■ Written instruction: Pull out from the material below all lines with "this".

■ Dataset records:
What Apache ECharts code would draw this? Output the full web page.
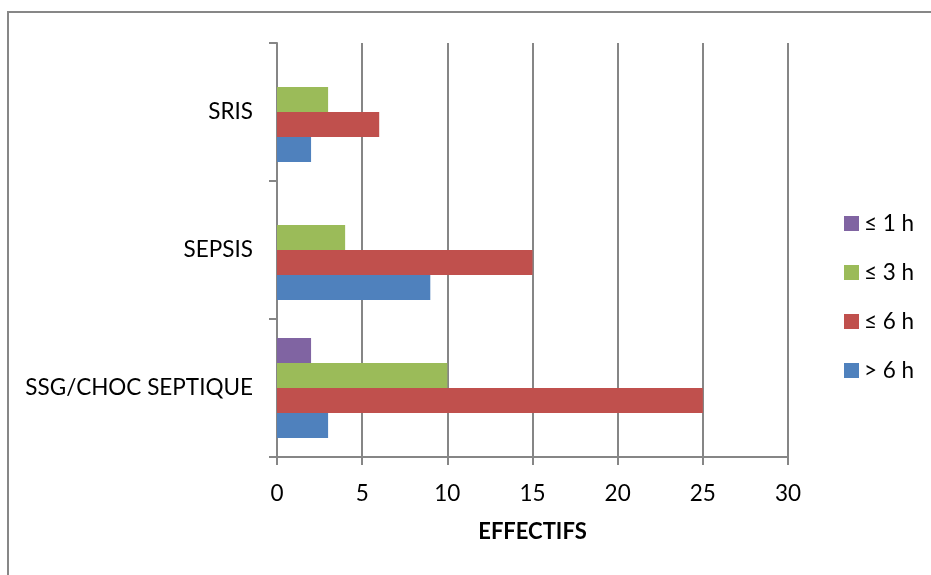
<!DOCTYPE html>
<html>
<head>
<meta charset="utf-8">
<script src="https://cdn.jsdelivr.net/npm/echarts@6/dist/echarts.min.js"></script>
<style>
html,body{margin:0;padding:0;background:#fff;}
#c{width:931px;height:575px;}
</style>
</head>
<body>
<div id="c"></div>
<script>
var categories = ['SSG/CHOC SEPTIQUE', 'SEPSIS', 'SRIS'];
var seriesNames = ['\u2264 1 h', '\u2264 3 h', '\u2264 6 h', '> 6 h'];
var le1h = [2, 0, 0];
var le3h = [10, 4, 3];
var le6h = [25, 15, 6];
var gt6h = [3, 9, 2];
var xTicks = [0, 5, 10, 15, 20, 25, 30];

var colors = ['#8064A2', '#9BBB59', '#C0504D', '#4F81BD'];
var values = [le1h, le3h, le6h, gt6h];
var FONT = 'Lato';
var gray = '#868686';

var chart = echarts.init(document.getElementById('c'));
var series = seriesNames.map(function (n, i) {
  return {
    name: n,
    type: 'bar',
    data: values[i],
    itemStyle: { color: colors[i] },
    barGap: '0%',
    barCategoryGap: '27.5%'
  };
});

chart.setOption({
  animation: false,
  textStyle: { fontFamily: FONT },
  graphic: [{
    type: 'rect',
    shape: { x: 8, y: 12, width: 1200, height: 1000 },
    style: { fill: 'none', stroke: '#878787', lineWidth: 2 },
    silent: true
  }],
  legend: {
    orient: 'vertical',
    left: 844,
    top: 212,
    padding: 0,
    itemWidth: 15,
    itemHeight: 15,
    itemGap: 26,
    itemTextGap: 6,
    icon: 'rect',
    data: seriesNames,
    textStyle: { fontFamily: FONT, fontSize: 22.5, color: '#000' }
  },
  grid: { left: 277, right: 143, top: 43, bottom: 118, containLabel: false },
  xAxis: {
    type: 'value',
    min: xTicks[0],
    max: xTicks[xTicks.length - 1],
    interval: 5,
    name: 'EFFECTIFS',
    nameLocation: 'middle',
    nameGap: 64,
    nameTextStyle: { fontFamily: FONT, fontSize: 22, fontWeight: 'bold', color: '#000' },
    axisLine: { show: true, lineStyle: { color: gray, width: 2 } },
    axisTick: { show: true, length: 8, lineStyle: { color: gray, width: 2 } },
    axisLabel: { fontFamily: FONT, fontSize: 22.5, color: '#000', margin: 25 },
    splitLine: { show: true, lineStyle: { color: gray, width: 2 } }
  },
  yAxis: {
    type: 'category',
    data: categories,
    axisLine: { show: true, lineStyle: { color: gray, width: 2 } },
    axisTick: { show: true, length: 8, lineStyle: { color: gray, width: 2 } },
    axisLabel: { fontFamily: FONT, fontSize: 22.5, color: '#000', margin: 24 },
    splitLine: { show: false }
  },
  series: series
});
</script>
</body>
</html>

* * *

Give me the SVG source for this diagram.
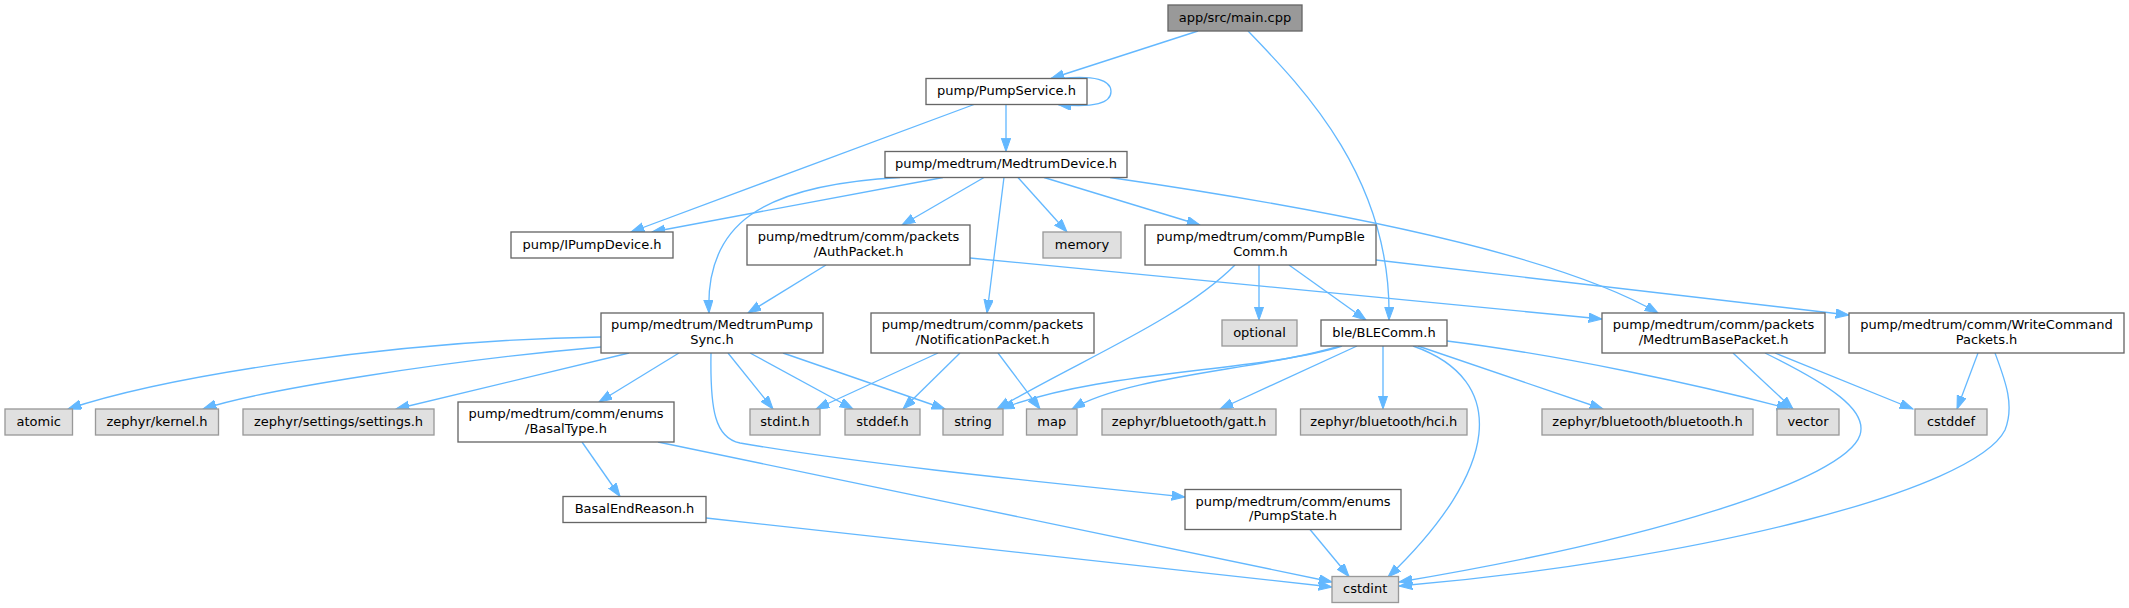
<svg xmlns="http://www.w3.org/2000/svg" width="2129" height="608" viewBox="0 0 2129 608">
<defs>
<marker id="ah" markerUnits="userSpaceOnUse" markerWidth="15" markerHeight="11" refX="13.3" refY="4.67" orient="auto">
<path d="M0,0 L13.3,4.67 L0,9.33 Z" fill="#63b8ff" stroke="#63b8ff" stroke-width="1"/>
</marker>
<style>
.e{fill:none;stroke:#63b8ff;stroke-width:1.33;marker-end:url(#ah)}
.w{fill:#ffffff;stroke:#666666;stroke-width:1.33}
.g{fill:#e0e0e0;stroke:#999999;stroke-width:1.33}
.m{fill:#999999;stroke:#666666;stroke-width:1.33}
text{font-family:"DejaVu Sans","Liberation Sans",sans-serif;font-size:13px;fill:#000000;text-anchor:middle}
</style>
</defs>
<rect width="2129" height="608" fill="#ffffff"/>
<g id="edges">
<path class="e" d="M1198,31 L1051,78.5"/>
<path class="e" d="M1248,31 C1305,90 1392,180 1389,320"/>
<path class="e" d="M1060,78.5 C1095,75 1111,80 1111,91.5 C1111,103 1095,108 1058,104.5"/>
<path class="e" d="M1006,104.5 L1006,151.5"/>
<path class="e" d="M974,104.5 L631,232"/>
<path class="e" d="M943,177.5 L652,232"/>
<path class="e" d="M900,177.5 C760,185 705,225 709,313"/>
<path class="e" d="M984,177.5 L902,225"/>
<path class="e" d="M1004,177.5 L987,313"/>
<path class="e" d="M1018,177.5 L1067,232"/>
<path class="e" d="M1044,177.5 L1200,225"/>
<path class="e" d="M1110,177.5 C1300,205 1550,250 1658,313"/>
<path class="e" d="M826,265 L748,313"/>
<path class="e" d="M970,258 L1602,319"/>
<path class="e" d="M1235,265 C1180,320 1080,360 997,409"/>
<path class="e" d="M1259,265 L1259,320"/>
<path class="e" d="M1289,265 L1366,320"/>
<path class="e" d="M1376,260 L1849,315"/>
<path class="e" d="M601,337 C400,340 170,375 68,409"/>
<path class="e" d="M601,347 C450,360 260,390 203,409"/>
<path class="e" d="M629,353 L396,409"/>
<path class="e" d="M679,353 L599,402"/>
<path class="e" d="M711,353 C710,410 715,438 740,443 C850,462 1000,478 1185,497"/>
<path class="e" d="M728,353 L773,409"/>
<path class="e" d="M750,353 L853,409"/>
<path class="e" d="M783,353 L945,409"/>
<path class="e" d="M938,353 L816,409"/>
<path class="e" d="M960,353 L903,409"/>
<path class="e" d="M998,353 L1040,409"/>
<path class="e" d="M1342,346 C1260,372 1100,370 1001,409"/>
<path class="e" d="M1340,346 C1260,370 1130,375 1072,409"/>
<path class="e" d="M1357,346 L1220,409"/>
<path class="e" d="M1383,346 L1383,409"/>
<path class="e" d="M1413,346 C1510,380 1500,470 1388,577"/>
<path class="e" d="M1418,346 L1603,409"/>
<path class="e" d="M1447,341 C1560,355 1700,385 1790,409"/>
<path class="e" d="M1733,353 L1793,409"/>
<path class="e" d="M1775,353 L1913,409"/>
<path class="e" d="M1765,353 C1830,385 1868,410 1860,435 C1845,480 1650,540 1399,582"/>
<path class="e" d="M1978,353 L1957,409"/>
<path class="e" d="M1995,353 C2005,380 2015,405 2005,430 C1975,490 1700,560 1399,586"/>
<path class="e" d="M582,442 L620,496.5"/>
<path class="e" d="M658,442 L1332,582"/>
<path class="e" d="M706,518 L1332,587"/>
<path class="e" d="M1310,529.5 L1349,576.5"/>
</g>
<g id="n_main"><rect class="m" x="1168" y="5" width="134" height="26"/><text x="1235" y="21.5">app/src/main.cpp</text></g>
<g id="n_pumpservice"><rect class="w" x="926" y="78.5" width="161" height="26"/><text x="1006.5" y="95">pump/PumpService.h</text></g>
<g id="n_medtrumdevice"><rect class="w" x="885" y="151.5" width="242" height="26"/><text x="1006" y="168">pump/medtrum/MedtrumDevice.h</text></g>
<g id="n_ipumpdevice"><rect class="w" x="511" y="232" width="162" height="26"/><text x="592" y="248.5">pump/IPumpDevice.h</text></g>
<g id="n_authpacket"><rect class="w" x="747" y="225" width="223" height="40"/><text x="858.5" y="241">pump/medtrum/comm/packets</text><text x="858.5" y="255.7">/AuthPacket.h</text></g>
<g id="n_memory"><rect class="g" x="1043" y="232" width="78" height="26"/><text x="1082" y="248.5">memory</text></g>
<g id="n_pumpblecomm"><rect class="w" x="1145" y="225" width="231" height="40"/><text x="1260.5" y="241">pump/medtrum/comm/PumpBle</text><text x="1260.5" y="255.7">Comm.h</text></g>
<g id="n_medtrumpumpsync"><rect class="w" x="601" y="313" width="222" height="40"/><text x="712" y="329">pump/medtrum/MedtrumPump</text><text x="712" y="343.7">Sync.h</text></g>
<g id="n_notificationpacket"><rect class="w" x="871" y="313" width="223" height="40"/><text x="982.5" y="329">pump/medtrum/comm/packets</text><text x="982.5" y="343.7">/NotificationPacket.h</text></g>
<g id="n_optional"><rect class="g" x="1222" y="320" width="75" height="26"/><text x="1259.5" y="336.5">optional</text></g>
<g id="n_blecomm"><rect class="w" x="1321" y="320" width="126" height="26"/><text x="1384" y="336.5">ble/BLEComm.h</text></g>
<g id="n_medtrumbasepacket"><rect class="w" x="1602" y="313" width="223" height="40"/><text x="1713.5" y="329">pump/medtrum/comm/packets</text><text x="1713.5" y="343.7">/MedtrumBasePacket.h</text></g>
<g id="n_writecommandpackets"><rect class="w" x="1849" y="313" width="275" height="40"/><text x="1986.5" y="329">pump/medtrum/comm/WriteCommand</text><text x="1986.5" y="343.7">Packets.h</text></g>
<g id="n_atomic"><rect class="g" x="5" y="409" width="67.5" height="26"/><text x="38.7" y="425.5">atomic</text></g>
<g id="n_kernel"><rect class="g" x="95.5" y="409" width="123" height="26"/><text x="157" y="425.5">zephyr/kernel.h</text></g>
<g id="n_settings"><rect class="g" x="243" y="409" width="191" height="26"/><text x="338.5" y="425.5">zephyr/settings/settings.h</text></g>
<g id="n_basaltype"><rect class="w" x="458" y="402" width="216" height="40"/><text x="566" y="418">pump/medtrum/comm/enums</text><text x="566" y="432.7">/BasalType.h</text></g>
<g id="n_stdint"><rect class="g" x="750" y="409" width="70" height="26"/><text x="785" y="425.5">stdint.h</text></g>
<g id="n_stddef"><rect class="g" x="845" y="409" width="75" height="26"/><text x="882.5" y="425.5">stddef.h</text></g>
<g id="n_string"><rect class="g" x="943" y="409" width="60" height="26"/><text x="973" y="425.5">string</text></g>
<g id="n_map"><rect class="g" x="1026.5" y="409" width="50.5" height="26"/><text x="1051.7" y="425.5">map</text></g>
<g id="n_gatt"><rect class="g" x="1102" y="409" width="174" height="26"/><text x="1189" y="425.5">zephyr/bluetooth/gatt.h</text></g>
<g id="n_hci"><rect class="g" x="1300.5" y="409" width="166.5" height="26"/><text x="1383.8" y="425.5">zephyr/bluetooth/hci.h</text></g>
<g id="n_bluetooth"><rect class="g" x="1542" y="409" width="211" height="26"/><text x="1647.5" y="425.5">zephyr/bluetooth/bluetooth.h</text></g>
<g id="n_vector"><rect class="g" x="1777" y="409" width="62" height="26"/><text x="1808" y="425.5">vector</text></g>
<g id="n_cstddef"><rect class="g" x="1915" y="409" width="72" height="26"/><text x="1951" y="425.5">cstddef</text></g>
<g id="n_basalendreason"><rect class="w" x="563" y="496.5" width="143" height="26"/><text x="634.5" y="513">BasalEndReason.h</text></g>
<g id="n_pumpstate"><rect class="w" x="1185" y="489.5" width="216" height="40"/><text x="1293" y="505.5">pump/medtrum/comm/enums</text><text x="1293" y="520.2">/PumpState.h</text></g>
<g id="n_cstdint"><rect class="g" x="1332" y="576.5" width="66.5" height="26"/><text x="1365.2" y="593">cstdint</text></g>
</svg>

■ Output:
What Apache ECharts code would draw this? Output the full web page.
Give me the SVG source for this diagram.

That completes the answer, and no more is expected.